▶ **Exercise details**
Quote all of the data exactly as given. Skip every picture it contains.

▶ **Information provided**
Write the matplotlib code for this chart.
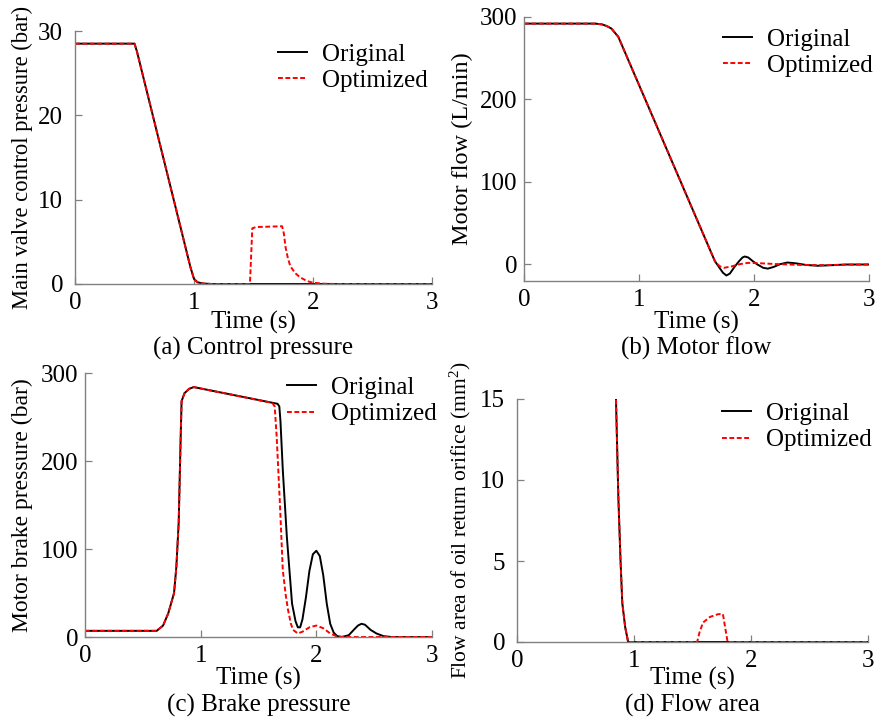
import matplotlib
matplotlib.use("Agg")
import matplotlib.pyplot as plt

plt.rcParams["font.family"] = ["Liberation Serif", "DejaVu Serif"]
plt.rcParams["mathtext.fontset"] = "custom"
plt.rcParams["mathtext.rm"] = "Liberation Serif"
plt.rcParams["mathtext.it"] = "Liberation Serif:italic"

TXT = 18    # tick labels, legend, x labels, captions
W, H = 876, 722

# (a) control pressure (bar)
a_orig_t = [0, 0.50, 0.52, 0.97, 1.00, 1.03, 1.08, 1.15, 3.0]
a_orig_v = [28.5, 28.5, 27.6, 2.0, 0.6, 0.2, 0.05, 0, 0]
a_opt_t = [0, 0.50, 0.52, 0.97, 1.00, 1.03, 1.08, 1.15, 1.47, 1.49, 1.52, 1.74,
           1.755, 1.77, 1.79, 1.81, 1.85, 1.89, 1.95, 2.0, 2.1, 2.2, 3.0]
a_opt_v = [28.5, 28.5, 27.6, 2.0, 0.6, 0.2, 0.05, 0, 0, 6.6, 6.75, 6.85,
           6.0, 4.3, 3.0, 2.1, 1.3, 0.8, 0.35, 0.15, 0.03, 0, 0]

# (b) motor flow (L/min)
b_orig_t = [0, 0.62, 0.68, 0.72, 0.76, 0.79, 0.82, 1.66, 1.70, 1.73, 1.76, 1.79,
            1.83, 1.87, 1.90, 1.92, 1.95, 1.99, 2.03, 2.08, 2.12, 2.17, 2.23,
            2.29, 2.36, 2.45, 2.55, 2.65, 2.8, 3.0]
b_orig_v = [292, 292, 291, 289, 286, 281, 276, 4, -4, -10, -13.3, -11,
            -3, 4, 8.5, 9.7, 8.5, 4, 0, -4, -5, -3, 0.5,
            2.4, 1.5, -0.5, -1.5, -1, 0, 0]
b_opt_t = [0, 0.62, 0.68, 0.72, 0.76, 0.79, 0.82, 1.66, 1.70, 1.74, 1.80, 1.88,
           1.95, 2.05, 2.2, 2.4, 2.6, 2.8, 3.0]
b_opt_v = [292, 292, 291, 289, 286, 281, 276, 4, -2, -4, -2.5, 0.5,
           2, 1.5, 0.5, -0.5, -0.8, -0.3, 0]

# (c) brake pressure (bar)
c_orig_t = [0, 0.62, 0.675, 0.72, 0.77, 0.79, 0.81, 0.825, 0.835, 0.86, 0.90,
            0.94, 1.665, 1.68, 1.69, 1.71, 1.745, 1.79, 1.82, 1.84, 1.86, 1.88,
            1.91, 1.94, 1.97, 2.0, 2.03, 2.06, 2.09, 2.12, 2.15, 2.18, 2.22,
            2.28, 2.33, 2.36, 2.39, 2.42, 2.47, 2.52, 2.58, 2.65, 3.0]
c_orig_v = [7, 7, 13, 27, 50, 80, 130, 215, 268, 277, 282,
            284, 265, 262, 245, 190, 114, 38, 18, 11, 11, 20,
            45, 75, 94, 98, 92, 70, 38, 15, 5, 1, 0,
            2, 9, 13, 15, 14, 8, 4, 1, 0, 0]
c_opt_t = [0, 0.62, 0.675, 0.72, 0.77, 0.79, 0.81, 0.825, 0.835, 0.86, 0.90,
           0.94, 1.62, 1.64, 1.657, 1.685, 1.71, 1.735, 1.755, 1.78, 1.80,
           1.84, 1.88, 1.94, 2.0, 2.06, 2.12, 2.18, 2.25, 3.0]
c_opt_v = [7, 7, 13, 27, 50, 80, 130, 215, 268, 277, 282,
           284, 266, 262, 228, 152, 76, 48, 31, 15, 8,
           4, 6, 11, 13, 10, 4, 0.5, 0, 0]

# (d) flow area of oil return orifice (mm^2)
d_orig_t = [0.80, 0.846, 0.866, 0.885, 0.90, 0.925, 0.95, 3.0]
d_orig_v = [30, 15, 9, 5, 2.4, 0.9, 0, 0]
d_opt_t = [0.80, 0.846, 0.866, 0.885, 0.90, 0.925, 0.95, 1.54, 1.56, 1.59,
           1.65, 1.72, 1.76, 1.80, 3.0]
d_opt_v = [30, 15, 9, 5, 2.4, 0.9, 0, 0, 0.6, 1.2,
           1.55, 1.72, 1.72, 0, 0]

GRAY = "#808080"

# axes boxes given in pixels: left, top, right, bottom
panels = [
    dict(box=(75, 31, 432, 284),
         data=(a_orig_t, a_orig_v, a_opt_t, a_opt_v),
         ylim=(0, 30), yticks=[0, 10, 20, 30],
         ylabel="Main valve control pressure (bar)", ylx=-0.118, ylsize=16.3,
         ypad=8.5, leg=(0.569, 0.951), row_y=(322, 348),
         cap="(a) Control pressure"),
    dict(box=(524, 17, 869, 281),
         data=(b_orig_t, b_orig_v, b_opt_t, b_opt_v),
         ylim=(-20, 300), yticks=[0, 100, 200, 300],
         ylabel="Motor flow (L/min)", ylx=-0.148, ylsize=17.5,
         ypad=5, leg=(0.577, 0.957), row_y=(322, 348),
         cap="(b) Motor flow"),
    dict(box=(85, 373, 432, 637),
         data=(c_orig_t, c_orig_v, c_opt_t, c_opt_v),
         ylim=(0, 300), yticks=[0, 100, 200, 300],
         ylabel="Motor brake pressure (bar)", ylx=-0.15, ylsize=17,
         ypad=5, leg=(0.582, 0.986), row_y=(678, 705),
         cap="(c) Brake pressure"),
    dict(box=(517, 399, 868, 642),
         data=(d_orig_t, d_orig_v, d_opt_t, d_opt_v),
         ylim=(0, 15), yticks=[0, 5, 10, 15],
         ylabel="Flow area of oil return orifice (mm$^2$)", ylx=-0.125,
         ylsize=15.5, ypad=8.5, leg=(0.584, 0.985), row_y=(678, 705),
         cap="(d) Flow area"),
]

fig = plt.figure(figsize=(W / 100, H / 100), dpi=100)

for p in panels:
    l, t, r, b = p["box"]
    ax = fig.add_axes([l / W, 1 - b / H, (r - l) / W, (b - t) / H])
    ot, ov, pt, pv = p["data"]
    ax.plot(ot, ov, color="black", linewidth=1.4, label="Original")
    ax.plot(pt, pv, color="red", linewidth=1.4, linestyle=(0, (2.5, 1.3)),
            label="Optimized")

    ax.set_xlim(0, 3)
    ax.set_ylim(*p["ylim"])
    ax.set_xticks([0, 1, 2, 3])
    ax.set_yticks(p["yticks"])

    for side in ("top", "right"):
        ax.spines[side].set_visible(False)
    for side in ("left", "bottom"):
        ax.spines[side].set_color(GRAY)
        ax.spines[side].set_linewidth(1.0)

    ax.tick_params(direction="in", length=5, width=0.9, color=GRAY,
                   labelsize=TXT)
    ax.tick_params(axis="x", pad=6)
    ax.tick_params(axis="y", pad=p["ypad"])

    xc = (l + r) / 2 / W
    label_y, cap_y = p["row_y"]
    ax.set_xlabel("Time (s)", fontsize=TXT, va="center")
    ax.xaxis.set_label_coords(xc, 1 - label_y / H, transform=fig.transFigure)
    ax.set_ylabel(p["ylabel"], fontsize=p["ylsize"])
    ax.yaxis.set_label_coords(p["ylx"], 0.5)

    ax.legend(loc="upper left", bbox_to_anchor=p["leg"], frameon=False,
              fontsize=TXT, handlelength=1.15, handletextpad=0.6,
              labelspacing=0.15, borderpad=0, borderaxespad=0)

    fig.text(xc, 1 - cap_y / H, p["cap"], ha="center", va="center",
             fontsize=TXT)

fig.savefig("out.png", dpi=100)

▶ **Reply**
Write the matplotlib code for this chart.
import matplotlib
matplotlib.use("Agg")
import matplotlib.pyplot as plt

plt.rcParams["font.family"] = ["Liberation Serif", "DejaVu Serif"]
plt.rcParams["mathtext.fontset"] = "custom"
plt.rcParams["mathtext.rm"] = "Liberation Serif"
plt.rcParams["mathtext.it"] = "Liberation Serif:italic"

TXT = 18    # tick labels, legend, x labels, captions
W, H = 876, 722

# (a) control pressure (bar)
a_orig_t = [0, 0.50, 0.52, 0.97, 1.00, 1.03, 1.08, 1.15, 3.0]
a_orig_v = [28.5, 28.5, 27.6, 2.0, 0.6, 0.2, 0.05, 0, 0]
a_opt_t = [0, 0.50, 0.52, 0.97, 1.00, 1.03, 1.08, 1.15, 1.47, 1.49, 1.52, 1.74,
           1.755, 1.77, 1.79, 1.81, 1.85, 1.89, 1.95, 2.0, 2.1, 2.2, 3.0]
a_opt_v = [28.5, 28.5, 27.6, 2.0, 0.6, 0.2, 0.05, 0, 0, 6.6, 6.75, 6.85,
           6.0, 4.3, 3.0, 2.1, 1.3, 0.8, 0.35, 0.15, 0.03, 0, 0]

# (b) motor flow (L/min)
b_orig_t = [0, 0.62, 0.68, 0.72, 0.76, 0.79, 0.82, 1.66, 1.70, 1.73, 1.76, 1.79,
            1.83, 1.87, 1.90, 1.92, 1.95, 1.99, 2.03, 2.08, 2.12, 2.17, 2.23,
            2.29, 2.36, 2.45, 2.55, 2.65, 2.8, 3.0]
b_orig_v = [292, 292, 291, 289, 286, 281, 276, 4, -4, -10, -13.3, -11,
            -3, 4, 8.5, 9.7, 8.5, 4, 0, -4, -5, -3, 0.5,
            2.4, 1.5, -0.5, -1.5, -1, 0, 0]
b_opt_t = [0, 0.62, 0.68, 0.72, 0.76, 0.79, 0.82, 1.66, 1.70, 1.74, 1.80, 1.88,
           1.95, 2.05, 2.2, 2.4, 2.6, 2.8, 3.0]
b_opt_v = [292, 292, 291, 289, 286, 281, 276, 4, -2, -4, -2.5, 0.5,
           2, 1.5, 0.5, -0.5, -0.8, -0.3, 0]

# (c) brake pressure (bar)
c_orig_t = [0, 0.62, 0.675, 0.72, 0.77, 0.79, 0.81, 0.825, 0.835, 0.86, 0.90,
            0.94, 1.665, 1.68, 1.69, 1.71, 1.745, 1.79, 1.82, 1.84, 1.86, 1.88,
            1.91, 1.94, 1.97, 2.0, 2.03, 2.06, 2.09, 2.12, 2.15, 2.18, 2.22,
            2.28, 2.33, 2.36, 2.39, 2.42, 2.47, 2.52, 2.58, 2.65, 3.0]
c_orig_v = [7, 7, 13, 27, 50, 80, 130, 215, 268, 277, 282,
            284, 265, 262, 245, 190, 114, 38, 18, 11, 11, 20,
            45, 75, 94, 98, 92, 70, 38, 15, 5, 1, 0,
            2, 9, 13, 15, 14, 8, 4, 1, 0, 0]
c_opt_t = [0, 0.62, 0.675, 0.72, 0.77, 0.79, 0.81, 0.825, 0.835, 0.86, 0.90,
           0.94, 1.62, 1.64, 1.657, 1.685, 1.71, 1.735, 1.755, 1.78, 1.80,
           1.84, 1.88, 1.94, 2.0, 2.06, 2.12, 2.18, 2.25, 3.0]
c_opt_v = [7, 7, 13, 27, 50, 80, 130, 215, 268, 277, 282,
           284, 266, 262, 228, 152, 76, 48, 31, 15, 8,
           4, 6, 11, 13, 10, 4, 0.5, 0, 0]

# (d) flow area of oil return orifice (mm^2)
d_orig_t = [0.80, 0.846, 0.866, 0.885, 0.90, 0.925, 0.95, 3.0]
d_orig_v = [30, 15, 9, 5, 2.4, 0.9, 0, 0]
d_opt_t = [0.80, 0.846, 0.866, 0.885, 0.90, 0.925, 0.95, 1.54, 1.56, 1.59,
           1.65, 1.72, 1.76, 1.80, 3.0]
d_opt_v = [30, 15, 9, 5, 2.4, 0.9, 0, 0, 0.6, 1.2,
           1.55, 1.72, 1.72, 0, 0]

GRAY = "#808080"

# axes boxes given in pixels: left, top, right, bottom
panels = [
    dict(box=(75, 31, 432, 284),
         data=(a_orig_t, a_orig_v, a_opt_t, a_opt_v),
         ylim=(0, 30), yticks=[0, 10, 20, 30],
         ylabel="Main valve control pressure (bar)", ylx=-0.118, ylsize=16.3,
         ypad=8.5, leg=(0.569, 0.951), row_y=(322, 348),
         cap="(a) Control pressure"),
    dict(box=(524, 17, 869, 281),
         data=(b_orig_t, b_orig_v, b_opt_t, b_opt_v),
         ylim=(-20, 300), yticks=[0, 100, 200, 300],
         ylabel="Motor flow (L/min)", ylx=-0.148, ylsize=17.5,
         ypad=5, leg=(0.577, 0.957), row_y=(322, 348),
         cap="(b) Motor flow"),
    dict(box=(85, 373, 432, 637),
         data=(c_orig_t, c_orig_v, c_opt_t, c_opt_v),
         ylim=(0, 300), yticks=[0, 100, 200, 300],
         ylabel="Motor brake pressure (bar)", ylx=-0.15, ylsize=17,
         ypad=5, leg=(0.582, 0.986), row_y=(678, 705),
         cap="(c) Brake pressure"),
    dict(box=(517, 399, 868, 642),
         data=(d_orig_t, d_orig_v, d_opt_t, d_opt_v),
         ylim=(0, 15), yticks=[0, 5, 10, 15],
         ylabel="Flow area of oil return orifice (mm$^2$)", ylx=-0.125,
         ylsize=15.5, ypad=8.5, leg=(0.584, 0.985), row_y=(678, 705),
         cap="(d) Flow area"),
]

fig = plt.figure(figsize=(W / 100, H / 100), dpi=100)

for p in panels:
    l, t, r, b = p["box"]
    ax = fig.add_axes([l / W, 1 - b / H, (r - l) / W, (b - t) / H])
    ot, ov, pt, pv = p["data"]
    ax.plot(ot, ov, color="black", linewidth=1.4, label="Original")
    ax.plot(pt, pv, color="red", linewidth=1.4, linestyle=(0, (2.5, 1.3)),
            label="Optimized")

    ax.set_xlim(0, 3)
    ax.set_ylim(*p["ylim"])
    ax.set_xticks([0, 1, 2, 3])
    ax.set_yticks(p["yticks"])

    for side in ("top", "right"):
        ax.spines[side].set_visible(False)
    for side in ("left", "bottom"):
        ax.spines[side].set_color(GRAY)
        ax.spines[side].set_linewidth(1.0)

    ax.tick_params(direction="in", length=5, width=0.9, color=GRAY,
                   labelsize=TXT)
    ax.tick_params(axis="x", pad=6)
    ax.tick_params(axis="y", pad=p["ypad"])

    xc = (l + r) / 2 / W
    label_y, cap_y = p["row_y"]
    ax.set_xlabel("Time (s)", fontsize=TXT, va="center")
    ax.xaxis.set_label_coords(xc, 1 - label_y / H, transform=fig.transFigure)
    ax.set_ylabel(p["ylabel"], fontsize=p["ylsize"])
    ax.yaxis.set_label_coords(p["ylx"], 0.5)

    ax.legend(loc="upper left", bbox_to_anchor=p["leg"], frameon=False,
              fontsize=TXT, handlelength=1.15, handletextpad=0.6,
              labelspacing=0.15, borderpad=0, borderaxespad=0)

    fig.text(xc, 1 - cap_y / H, p["cap"], ha="center", va="center",
             fontsize=TXT)

fig.savefig("out.png", dpi=100)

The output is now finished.